P&G is the latest of several competitors to report surprisingly strong top-line numbers for last quarter despite the U.S. slowdown. L'Oreal, Colgate-Palmolive Co., Kimberly-Clark Corp. and Alberto-Culver Co. have in the past week all reported fourth-quarter global organic sales growth at 6% to 10%, and Johnson & Johnson was up 4% in its consumer-products business.
The industry is starting to look like a Garrison Keillor world where all the children are mysteriously above average. One factor helping lift all boats, Sanford C. Bernstein analyst Ali Dibadj said in an e-mail, could be retailers increasing orders last quarter in advance of numerous price increases due to kick in starting in this quarter.
Those include several new ones announced by P&G today ranging from 6% to 8% for pet food, dish and power laundry detergent, and bar soap. Those are in addition to previously announced hikes taking effect in paper towels, toilet paper, diapers and body wash.
Of course, the increased orders could hurt sales down the road if inventories begin to build. But P&G executives showed confidence their price hikes would stick and that the economy won't hurt its sales.

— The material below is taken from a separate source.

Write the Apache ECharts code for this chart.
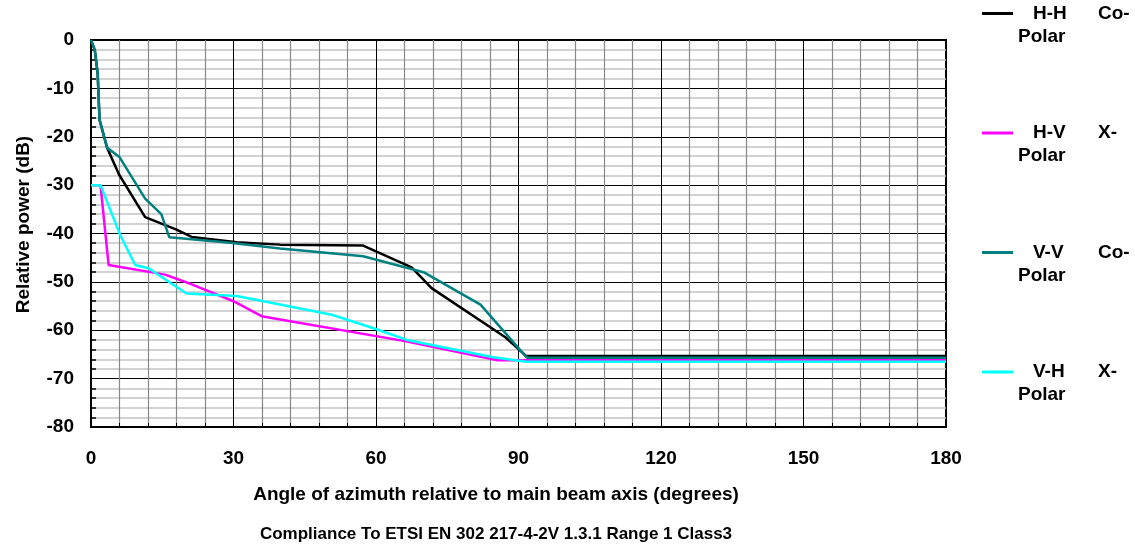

"People are not reducing tooth-brushing incidence," P&G Chairman-CEO A.G. Lafley said. "They are not going to the bathroom less often. They are not shaving meaningfully less often, and there it's a style issue, it's not a consumption issue."
He added that P&G's shares for its top 15 or 20 businesses are rising among Hispanics and African Americans, "who tend to be on average lower-income rural Americans. If the [tax] rebates come ... in May, I think that will be a boost on the consumer spending side in the U.S.," Mr. Lafley said. "And frankly, we have just got a few months to get through to there."